In fairness, you don’t have to go with from scratch custard, custard powder is pretty good and I’m sure you have a tub lurking in the back of the cupboard; you can spruce it up a bit with some vanilla bean paste, a touch of sugar and it’s good to go. And if you really need a quick fix or can’t be doing with the small hassle of stirring a pan of warm milk then you can always pick up a tin of the ready made stuff. It’s good but it’s not as good.
Anyway, back to the matter in hand, team whichever custard you prefer (I’m saving my from-scratch custard for another post, and going with a good custard powder version) with a deep, rich chocolate cake, a fresh raspberry frosting; and be prepared for indulging in little show-stopping delights!
- 120ml Whole milk
- ½ Lemon, juiced
- 120g Unsalted butter, melted
- 60g Chocolate, 70% cocoa, melted
- 45g Cocoa powder
- 100g Self-raising flour
- ½ tsp Bicarb of Soda
- ½ tsp Baking powder
- 2 Eggs, medium
- 120g Caster sugar
- 25g Soft brown sugar
- 1 tsp Vanilla extract
- 35g Custard powder, Birds
- 2 tbsp Caster Sugar
- 1 tsp Vanilla bean paste
- 500ml Whole Milk
- 250g Unsalted butter
- 500g Icing sugar
- 100g Raspberries, pureed
- 1 tsp Vanilla extract
- Sprinkles and fresh raspberries for decoration
- Preheat oven to 180C or 160C (fan) and line a deep muffin tray with 12 cupcake cases.
- In a small bowl, add whole milk and lemon juice. Set aside for 10 minutes to curdle.
- Add 120g of unsalted butter and 60g chocolate to a small heatproof bowl, place over a saucepan of simmering water. Make sure that the bowl does not touch the water. Heat until all the butter and chocolate has melted. Alternatively melt in the microwave. Set aside to cool.
- In a mixing bowl, sift together the self-raising flour, cocoa powder, bicarb of soda and baking powder and set aside.
- In a large bowl or stand mixer, add the caster sugar, soft brown sugar and eggs.
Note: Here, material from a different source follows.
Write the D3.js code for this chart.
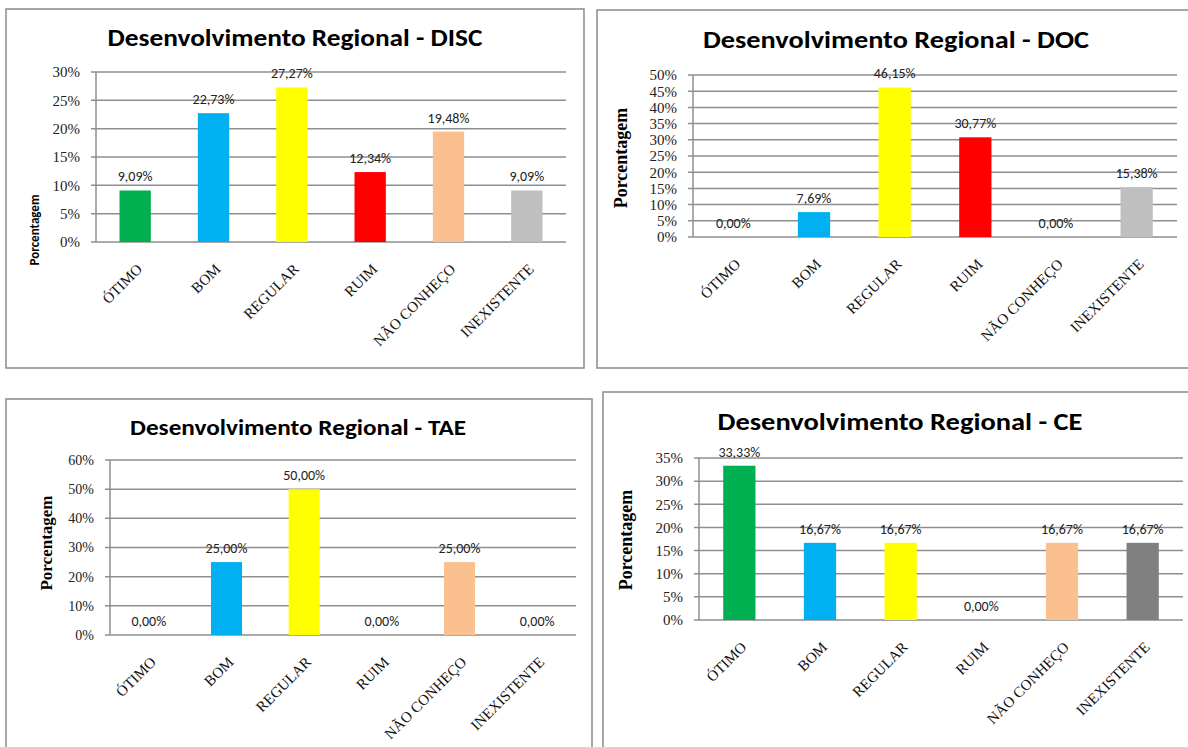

Beat until smooth.
- Add cooled melted butter and chocolate, and whisk until well combined.
- Add half of the flour mixture, and half of the curdled milk. Mix until just combined.
- Add the remaining flour mixture and curdled milk. Mix well until smooth and thick.
- Use an ice cream scoop to divide the batter between the cupcake cases, approximately 1 scoop per case.
- Bake for 18 minutes, or until a toothpick inserted comes out clean.
- Leave to cool on a wire rack.
- Whilst the cupcakes are baking, in a medium bowl, add the custard powder, caster sugar, vanilla bean paste and 2 tablespoons of the milk. Mix together to make a smooth paste.
- In a small saucepan, heat the rest of the milk until nearly boiling, but do not boil.
- Pour the heated milk over the custard paste and stir well.
- Return the custard to the saucepan and gently bring to the boil over a gentle heat, stirring continuously.
- Leave the custard to cool before adding to the cupcakes.
- In a large bowl or stand mixer, beat the butter until soft. Add half of the icing sugar and puree raspberries. Beat until smooth.
- Add the remaining icing sugar and raspberries. Beat until smooth.
- If the buttercream is too stiff, add a tbsp of whole milk and beat until smooth.
- With an apple corer hollow the cupcakes and fill with cooled custard.
- Fill a piping bag fitted with a 1cm star nozzle.
- Hold the piping bag above the cupcake and pipe buttercream so that spreads and floods the cupcake and forms a dome.
- Decorate with sprinkles and a fresh raspberry.
Any leftover frosting or custard, can be kept in an airtight container, in the fridge, for up to 1 week.